2. It’s efficient. You could read an entire Shakespeare tragedy or get the same effect from five lines of Bukowski.

“in the sun and in the rain

and in the day and in the night

pain is a flower

pain is flowers

blooming all the time”

-Charles Bukowski, my garden

3. You can tweet deep stuff. If you read enough poetry, you’ll find plenty of great one-liners to tweet. On Monday morning you can tweet “I have measured out my life with coffee spoons” (T.S. Eliot) and people will think you are deep as fuck.

4. Plots are overrated.

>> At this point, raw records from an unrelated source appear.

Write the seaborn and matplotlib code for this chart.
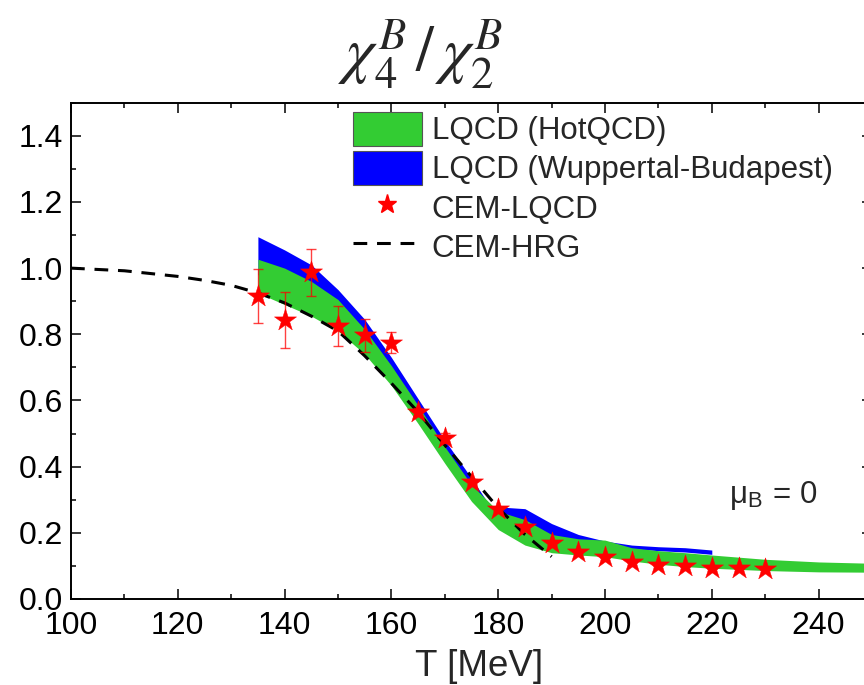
import numpy as np
import pandas as pd
import matplotlib
matplotlib.use("Agg")
import matplotlib.pyplot as plt
import seaborn as sns
from matplotlib.patches import Patch
from matplotlib.lines import Line2D
from matplotlib.ticker import MultipleLocator

# ---------------- data ----------------
hot_T = [135, 140, 145, 150, 155, 160, 165, 170, 175, 180, 185, 190, 195, 200, 205, 210, 215, 220, 230, 240, 250]
hot_lo = [0.925, 0.89, 0.855, 0.81, 0.74, 0.645, 0.53, 0.41, 0.295, 0.21, 0.163, 0.14, 0.133, 0.128, 0.115, 0.105, 0.098, 0.093, 0.086, 0.082, 0.081]
hot_hi = [1.027, 1.0, 0.96, 0.905, 0.815, 0.705, 0.585, 0.46, 0.345, 0.265, 0.24, 0.195, 0.182, 0.178, 0.155, 0.146, 0.14, 0.133, 0.12, 0.112, 0.108]

wb_T = [135, 140, 145, 150, 155, 160, 165, 170, 175, 178.5, 185, 190, 195, 200, 205, 210, 215, 220]
wb_hi = [1.095, 1.055, 1.01, 0.935, 0.845, 0.73, 0.605, 0.48, 0.365, 0.28, 0.273, 0.228, 0.195, 0.175, 0.163, 0.158, 0.155, 0.148]
wb_lo = [0.98, 0.95, 0.91, 0.85, 0.77, 0.67, 0.55, 0.43, 0.32, 0.25, 0.22, 0.18, 0.165, 0.16, 0.152, 0.146, 0.142, 0.135]

cem_T = [135, 140, 145, 150, 155, 160, 165, 170, 175, 180, 185, 190, 195, 200, 205, 210, 215, 220, 225, 230]
cem_y = [0.915, 0.843, 0.987, 0.825, 0.797, 0.775, 0.565, 0.487, 0.355, 0.273, 0.218, 0.168, 0.143, 0.127, 0.112, 0.104, 0.099, 0.095, 0.093, 0.09]
cem_err = [0.082, 0.085, 0.072, 0.06, 0.05, 0.033, 0.012, 0.015, 0.008, 0.006, 0.005, 0.004, 0.003, 0.003, 0.003, 0.003, 0.003, 0.003, 0.003, 0.003]

hrg_T = [100, 110, 120, 125, 130, 135, 140, 145, 150, 155, 160, 165, 170, 175, 180, 185, 190]
hrg_y = [1.0, 0.992, 0.975, 0.963, 0.948, 0.925, 0.895, 0.855, 0.81, 0.735, 0.652, 0.565, 0.465, 0.37, 0.275, 0.195, 0.128]

xticks = [100, 120, 140, 160, 180, 200, 220, 240]
yticks = [0.0, 0.2, 0.4, 0.6, 0.8, 1.0, 1.2, 1.4]

GREEN = "#33CC33"
BLUE = "#0000FF"
RED = "#FF0000"
DASH = (4.5, 3.2)

# ---------------- style ----------------
sns.set_theme(style="ticks")
plt.rcParams['font.family'] = ['Liberation Sans', 'DejaVu Sans']
plt.rcParams['mathtext.fontset'] = 'stix'

fig = plt.figure(figsize=(8.64, 6.85), dpi=100)
ax = fig.add_axes([71 / 864, (685 - 599) / 685, (872 - 71) / 864, (599 - 102.7) / 685])

ax.fill_between(wb_T, wb_lo, wb_hi, color=BLUE, lw=0, zorder=1)
ax.fill_between(hot_T, hot_lo, hot_hi, color=GREEN, lw=0, zorder=2)

hrg = pd.DataFrame({"T": hrg_T, "y": hrg_y})
sns.lineplot(data=hrg, x="T", y="y", ax=ax, color="black", lw=2.2,
             dashes=False, zorder=3)
ax.lines[-1].set_dashes(DASH)

ax.errorbar(cem_T, cem_y, yerr=cem_err, fmt="none", ecolor=RED, elinewidth=1.0,
            capsize=3.3, capthick=1.0, alpha=0.75, zorder=4)
cem = pd.DataFrame({"T": cem_T, "y": cem_y})
sns.scatterplot(data=cem, x="T", y="y", ax=ax, marker="*", s=280, color=RED,
                edgecolor=RED, linewidth=0.3, zorder=5)

ax.set_xlim(100, 250)
ax.set_ylim(0, 1.5)
ax.set_xticks(xticks)
ax.set_yticks(yticks)
ax.set_xticklabels([str(t) for t in xticks])
ax.set_yticklabels([f"{t:.1f}" for t in yticks])
ax.xaxis.set_minor_locator(MultipleLocator(10))
ax.yaxis.set_minor_locator(MultipleLocator(0.1))
ax.tick_params(which="both", direction="in", top=True, right=True, width=1.1, color="black")
ax.tick_params(which="major", length=7, labelsize=23, pad=6, labelcolor="black")
ax.tick_params(which="minor", length=3.6)
ax.tick_params(axis="x", pad=9)
for s in ax.spines.values():
    s.set_linewidth(1.4)
    s.set_color("black")
ax.set_xlabel("")
ax.set_ylabel("")

handles = [
    Patch(facecolor=GREEN, edgecolor="#555555", lw=0.8),
    Patch(facecolor=BLUE, edgecolor="#555555", lw=0.8),
    Line2D([], [], marker="*", color=RED, ls="none", markersize=14),
    Line2D([], [], color="black", lw=2.2, dashes=DASH),
]
labels = ["LQCD (HotQCD)", "LQCD (Wuppertal-Budapest)", "CEM-LQCD", "CEM-HRG"]
ax.legend(handles, labels, loc="upper left", bbox_to_anchor=(282 / 801, 1 - 9 / 496.3),
          frameon=False, fontsize=22.5, handlelength=2.2, handleheight=1.3,
          handletextpad=0.32, labelspacing=0.15, borderpad=0, borderaxespad=0)

ax.text(223.3, 0.313, "μ$_\\mathregular{B}$ = 0", fontsize=22.5, va="center", ha="left")

fig.text(420 / 864, 1 - 55 / 685, r"$\chi_4^B\,/\,\chi_2^B$", fontsize=46, ha="center", va="center")
fig.text(479 / 864, 1 - 649 / 685, "T [MeV]", fontsize=26.5, ha="center", va="top")

fig.savefig("out.png", dpi=100)
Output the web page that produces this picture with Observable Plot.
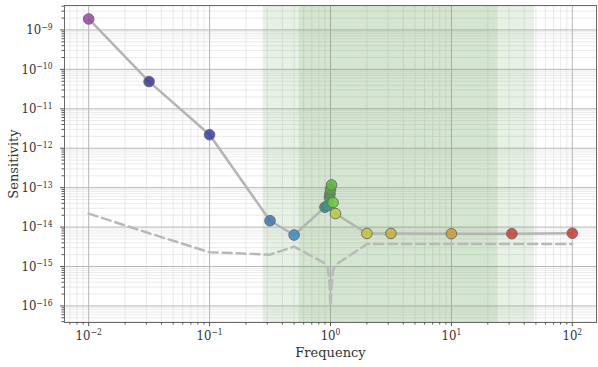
<!DOCTYPE html>
<html><head><meta charset="utf-8">
<script src="https://cdn.jsdelivr.net/npm/d3@7"></script>
<script src="https://cdn.jsdelivr.net/npm/@observablehq/plot@0.6"></script>
<style>
  body { margin: 0; background: #fff; }
  svg { font-family: "DejaVu Serif", serif; }
  .tick10 { font-stretch: condensed; font-family: "DejaVu Serif Condensed", "DejaVu Serif", serif; }
</style>
</head><body><div id="chart"></div>
<script>
// ---- data ----
const frequency   = [0.01, 0.0316, 0.1, 0.316, 0.5, 0.9, 0.95, 0.98, 0.99, 1.0, 1.02, 1.05, 1.1, 2, 3.16, 10, 31.6, 100];
const sensitivity = [1.9e-9, 4.9e-11, 2.2e-12, 1.45e-14, 6.3e-15, 3.2e-14, 3.5e-14, 5.6e-14, 6.9e-14, 9.1e-14, 1.17e-13, 4.2e-14, 2.2e-14, 6.9e-15, 6.9e-15, 6.8e-15, 6.8e-15, 7.0e-15];
const noiseFloor  = [2.2e-14, 7.0e-15, 2.3e-15, 2.0e-15, 3.2e-15, 1.2e-15, 9e-16, 4e-16, 2e-16, 1e-16, 3e-16, 8e-16, 1.1e-15, 3.7e-15, 3.7e-15, 3.7e-15, 3.7e-15, 3.7e-15];
const bandStart = [0.278, 0.55];
const bandEnd   = [48.6, 24.3];
const xTickExponents = [-2, -1, 0, 1, 2];
const yTickExponents = [-16, -15, -14, -13, -12, -11, -10, -9];

// ---- styling / scales ----
const pointColors = ["#9a48a3", "#3c3b9e", "#3a42b3", "#3a7ab2", "#3a8cc6", "#2c8a80", "#38998a", "#4a9450",
                     "#4f9b48", "#56a443", "#5cba3c", "#6ccb40", "#b6cd32", "#c6c532", "#c9b132", "#cd9b32",
                     "#cf4232", "#cf3b32"];
const xDomain = [10 ** -2.2, 10 ** 2.2];
const yDomain = [10 ** -16.42, 10 ** -8.38];

const minorOf = (exps, lo, hi) => {
  const out = [];
  for (let e = Math.min(...exps) - 1; e <= Math.max(...exps) + 1; e++)
    for (let k = 2; k <= 9; k++) { const v = k * 10 ** e; if (v >= lo && v <= hi) out.push(v); }
  return out;
};
const xMajor = xTickExponents.map(e => 10 ** e);
const yMajor = yTickExponents.map(e => 10 ** e);
const xMinor = minorOf(xTickExponents, ...xDomain);
const yMinor = minorOf(yTickExponents, ...yDomain);

const data = frequency.map((f, i) => ({ f, s: sensitivity[i], n: noiseFloor[i], i }));
const bands = bandStart.map((a, i) => ({ a, b: bandEnd[i] }));
const fmt = d => `10^${Math.round(Math.log10(d)).toString().replace("-", "\u2212")}`;

const chart = Plot.plot({
  width: 598, height: 367,
  marginLeft: 64, marginRight: 2, marginTop: 5, marginBottom: 45,
  x: { type: "log", domain: xDomain, label: null },
  y: { type: "log", domain: yDomain, label: null },
  color: { type: "ordinal", domain: d3.range(frequency.length), range: pointColors },
  style: { fontFamily: "DejaVu Serif", fontSize: "13px", color: "#333", background: "#fff" },
  marks: [
    Plot.ruleX(xMinor, { stroke: "#e3e3e3", strokeWidth: 0.8 }),
    Plot.ruleY(yMinor, { stroke: "#e6e6e6", strokeWidth: 0.8 }),
    Plot.ruleX(xMajor, { stroke: "#b6b6b6", strokeWidth: 1 }),
    Plot.ruleY(yMajor, { stroke: "#b6b6b6", strokeWidth: 1 }),
    Plot.rect(bands, { x1: "a", x2: "b", fill: "#66a258", fillOpacity: 0.15 }),
    Plot.line(data, { x: "f", y: "n", stroke: "#b9b9b9", strokeWidth: 2.5, strokeDasharray: "9,5" }),
    Plot.line(data, { x: "f", y: "s", stroke: "#b4b4b4", strokeWidth: 2.5 }),
    Plot.dot(data, { x: "f", y: "s", r: 5.3, fill: "i", fillOpacity: 0.88, stroke: "#6e6e6e", strokeWidth: 1 }),
    Plot.frame({ stroke: "#6a6a6a" }),
    Plot.axisX(xMinor, { tickSize: 2.5, tickFormat: () => "", stroke: "#555" }),
    Plot.axisY(yMinor, { tickSize: 2.5, tickFormat: () => "", stroke: "#555" }),
    Plot.axisX(xMajor, { tickSize: 4, tickPadding: 4, tickFormat: fmt, stroke: "#555", fill: "#333" }),
    Plot.axisY(yMajor, { tickSize: 4, tickPadding: 8, tickFormat: fmt, stroke: "#555", fill: "#333" }),
    Plot.text(["Frequency"], { frameAnchor: "bottom", dy: 34, textAnchor: "middle", fill: "#333", fontSize: 13 }),
    Plot.text(["Sensitivity"], { frameAnchor: "left", dx: -51, rotate: -90, textAnchor: "middle", lineAnchor: "middle", fill: "#333", fontSize: 13 })
  ]
});

// render exponents as real superscripts
const ns = "http://www.w3.org/2000/svg";
chart.querySelectorAll("text").forEach(t => {
  const m = t.textContent.match(/^10\^(.+)$/);
  if (m) {
    t.textContent = "10";
    t.classList.add("tick10");
    t.setAttribute("font-size", "13px");
    const ts = document.createElementNS(ns, "tspan");
    ts.setAttribute("dy", "-0.5em");
    ts.setAttribute("font-size", "8.5px");
    ts.textContent = m[1];
    t.appendChild(ts);
  }
});
document.getElementById("chart").appendChild(chart);
</script>
</body></html>
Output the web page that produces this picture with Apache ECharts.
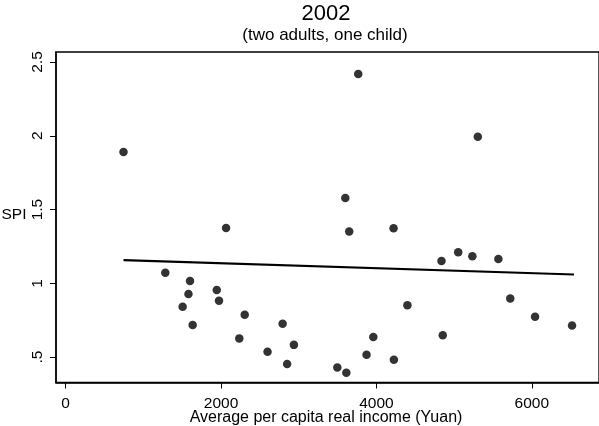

Sometimes we pursue art for entertainment and sometimes we’re looking for something resonant – whether it’s a powerful insight or a lasting image. If you find yourself craving the latter, poetry is a quick fix. Without the constraints of characters, setting, conflicts, etc., poetry is free to do whatever it wants. Which means you can get to the flesh of the thing faster.

“I have eaten
the plums
that were in
the icebox

and which
you were probably
saving
for breakfast

Forgive me
they were delicious
so sweet
and so cold”

-Williams Carlos Williams, This Is Just To Say

5. Poets were the original hipsters. Modernist poets were the original hipsters, casually looking around and dismissing everything as meaningless. T.S. Eliot was so “over” the mainstream, he deemed it all The Waste Land. And you can’t get more hipster than J. Alfred Prufrock, wearing white flannel trousers and parting his hair behind. What should he do, eat a peach? Fine, but let him VSCO Cam it first.

6. Being pretentious is fun. Want to impress people? Recite Mary Oliver’s Peonies from memory. As you’re reciting, “This morning the green fists of the peonies are getting ready to break my heart,” you’ll be well on your way to breaking every heart in the room. Damn, that girl knows some beautiful poetry. Damn right, she does.